(GIVEN DATA):
══════
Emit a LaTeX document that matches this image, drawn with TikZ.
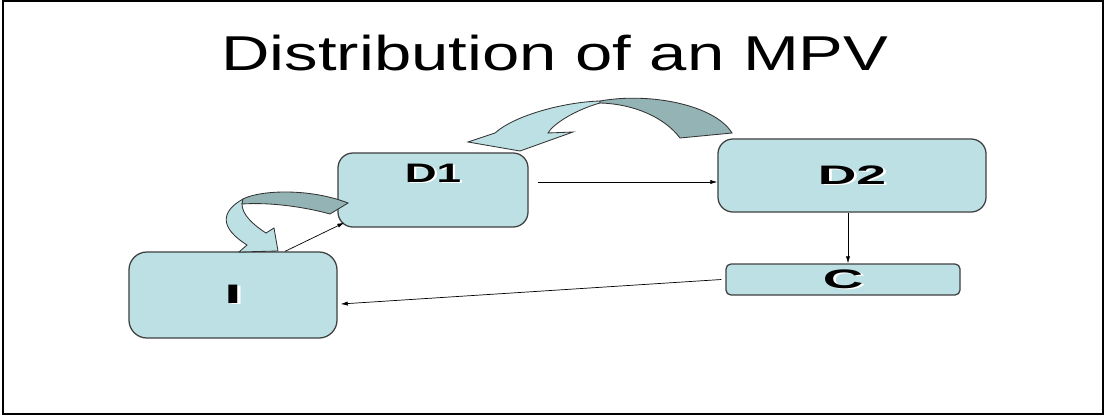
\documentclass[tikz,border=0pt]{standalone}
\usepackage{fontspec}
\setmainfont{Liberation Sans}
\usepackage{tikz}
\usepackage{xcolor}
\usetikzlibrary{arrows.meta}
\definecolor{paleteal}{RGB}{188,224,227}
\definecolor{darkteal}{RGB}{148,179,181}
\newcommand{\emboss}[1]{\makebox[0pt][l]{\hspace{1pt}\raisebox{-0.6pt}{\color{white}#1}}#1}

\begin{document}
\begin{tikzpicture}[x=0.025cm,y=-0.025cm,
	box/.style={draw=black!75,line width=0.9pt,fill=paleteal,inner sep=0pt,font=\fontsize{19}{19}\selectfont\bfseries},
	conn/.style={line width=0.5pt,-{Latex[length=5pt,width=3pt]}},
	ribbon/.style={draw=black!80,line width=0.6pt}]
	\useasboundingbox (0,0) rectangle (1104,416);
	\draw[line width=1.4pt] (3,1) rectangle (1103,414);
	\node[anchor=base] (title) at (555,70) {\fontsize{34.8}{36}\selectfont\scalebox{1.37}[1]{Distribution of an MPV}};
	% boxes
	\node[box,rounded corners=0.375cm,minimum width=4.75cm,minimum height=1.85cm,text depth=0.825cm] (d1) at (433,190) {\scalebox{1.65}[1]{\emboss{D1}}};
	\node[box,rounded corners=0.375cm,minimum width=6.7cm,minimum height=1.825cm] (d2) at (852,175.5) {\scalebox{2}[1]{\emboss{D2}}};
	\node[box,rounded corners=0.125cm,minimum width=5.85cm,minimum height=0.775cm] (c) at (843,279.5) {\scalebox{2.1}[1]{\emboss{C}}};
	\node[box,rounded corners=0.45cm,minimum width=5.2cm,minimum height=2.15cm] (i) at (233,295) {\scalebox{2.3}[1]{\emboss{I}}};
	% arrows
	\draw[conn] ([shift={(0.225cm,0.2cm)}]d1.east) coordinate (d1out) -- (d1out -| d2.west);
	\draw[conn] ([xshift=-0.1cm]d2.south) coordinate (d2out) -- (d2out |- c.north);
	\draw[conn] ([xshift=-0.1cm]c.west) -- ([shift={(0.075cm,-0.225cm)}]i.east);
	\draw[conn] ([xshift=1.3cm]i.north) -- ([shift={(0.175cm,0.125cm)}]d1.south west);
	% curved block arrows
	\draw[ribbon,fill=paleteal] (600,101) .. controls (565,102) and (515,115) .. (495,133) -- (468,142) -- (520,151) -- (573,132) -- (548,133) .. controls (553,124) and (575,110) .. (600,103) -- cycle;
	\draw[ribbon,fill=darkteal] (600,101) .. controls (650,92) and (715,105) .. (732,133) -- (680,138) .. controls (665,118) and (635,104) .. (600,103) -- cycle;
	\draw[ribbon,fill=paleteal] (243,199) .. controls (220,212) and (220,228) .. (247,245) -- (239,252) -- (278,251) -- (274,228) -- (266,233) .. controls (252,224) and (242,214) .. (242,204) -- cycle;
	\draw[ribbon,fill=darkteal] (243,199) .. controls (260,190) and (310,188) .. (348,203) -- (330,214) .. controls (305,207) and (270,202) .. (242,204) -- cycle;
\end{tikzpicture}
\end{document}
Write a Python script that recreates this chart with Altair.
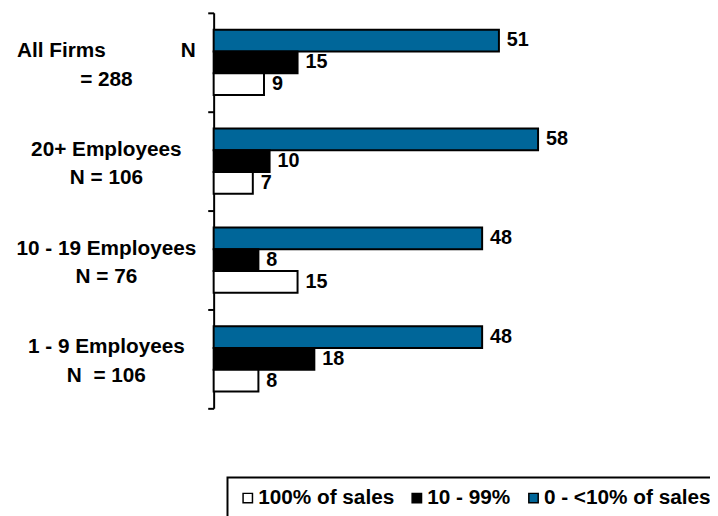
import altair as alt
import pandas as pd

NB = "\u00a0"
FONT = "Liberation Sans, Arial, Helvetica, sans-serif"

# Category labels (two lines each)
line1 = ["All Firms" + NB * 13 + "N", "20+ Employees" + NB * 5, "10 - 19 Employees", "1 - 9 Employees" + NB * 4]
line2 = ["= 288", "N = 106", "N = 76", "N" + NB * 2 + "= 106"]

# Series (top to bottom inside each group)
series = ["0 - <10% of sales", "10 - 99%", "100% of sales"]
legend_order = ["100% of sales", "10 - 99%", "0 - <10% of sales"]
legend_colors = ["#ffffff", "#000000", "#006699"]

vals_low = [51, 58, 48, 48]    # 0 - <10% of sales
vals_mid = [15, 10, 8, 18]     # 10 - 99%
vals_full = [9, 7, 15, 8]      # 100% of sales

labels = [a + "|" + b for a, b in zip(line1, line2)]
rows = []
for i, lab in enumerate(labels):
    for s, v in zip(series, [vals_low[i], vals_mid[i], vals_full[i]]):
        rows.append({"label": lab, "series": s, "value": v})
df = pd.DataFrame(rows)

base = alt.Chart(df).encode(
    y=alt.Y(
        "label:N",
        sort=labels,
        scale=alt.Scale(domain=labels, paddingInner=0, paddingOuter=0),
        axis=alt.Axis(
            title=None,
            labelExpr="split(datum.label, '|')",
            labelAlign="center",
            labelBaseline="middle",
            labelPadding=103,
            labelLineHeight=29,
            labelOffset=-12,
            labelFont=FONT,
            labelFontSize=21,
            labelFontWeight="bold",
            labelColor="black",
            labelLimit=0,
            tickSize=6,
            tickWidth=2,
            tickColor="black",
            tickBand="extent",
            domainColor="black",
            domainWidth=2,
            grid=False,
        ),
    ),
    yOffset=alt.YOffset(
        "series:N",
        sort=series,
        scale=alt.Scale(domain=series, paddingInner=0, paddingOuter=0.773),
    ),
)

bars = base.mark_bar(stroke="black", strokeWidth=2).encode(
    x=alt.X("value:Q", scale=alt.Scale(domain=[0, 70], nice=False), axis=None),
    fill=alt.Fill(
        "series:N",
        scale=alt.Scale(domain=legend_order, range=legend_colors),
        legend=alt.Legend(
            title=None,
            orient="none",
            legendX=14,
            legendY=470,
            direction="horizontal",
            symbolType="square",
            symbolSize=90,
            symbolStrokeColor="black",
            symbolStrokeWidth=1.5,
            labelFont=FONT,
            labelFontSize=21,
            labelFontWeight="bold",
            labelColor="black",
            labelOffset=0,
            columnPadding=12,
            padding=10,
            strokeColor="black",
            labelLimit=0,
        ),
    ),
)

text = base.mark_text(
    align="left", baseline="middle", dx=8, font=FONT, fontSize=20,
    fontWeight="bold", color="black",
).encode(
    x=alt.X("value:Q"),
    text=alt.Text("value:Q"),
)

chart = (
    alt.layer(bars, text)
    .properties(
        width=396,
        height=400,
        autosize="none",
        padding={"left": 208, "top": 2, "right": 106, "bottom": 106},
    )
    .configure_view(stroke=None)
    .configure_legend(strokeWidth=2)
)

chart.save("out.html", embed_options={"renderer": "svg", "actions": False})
══════
(GOAL):
Count every line bearing the word "that"; report the total only.

(ANSWER FOR THIS EXERCISE):
2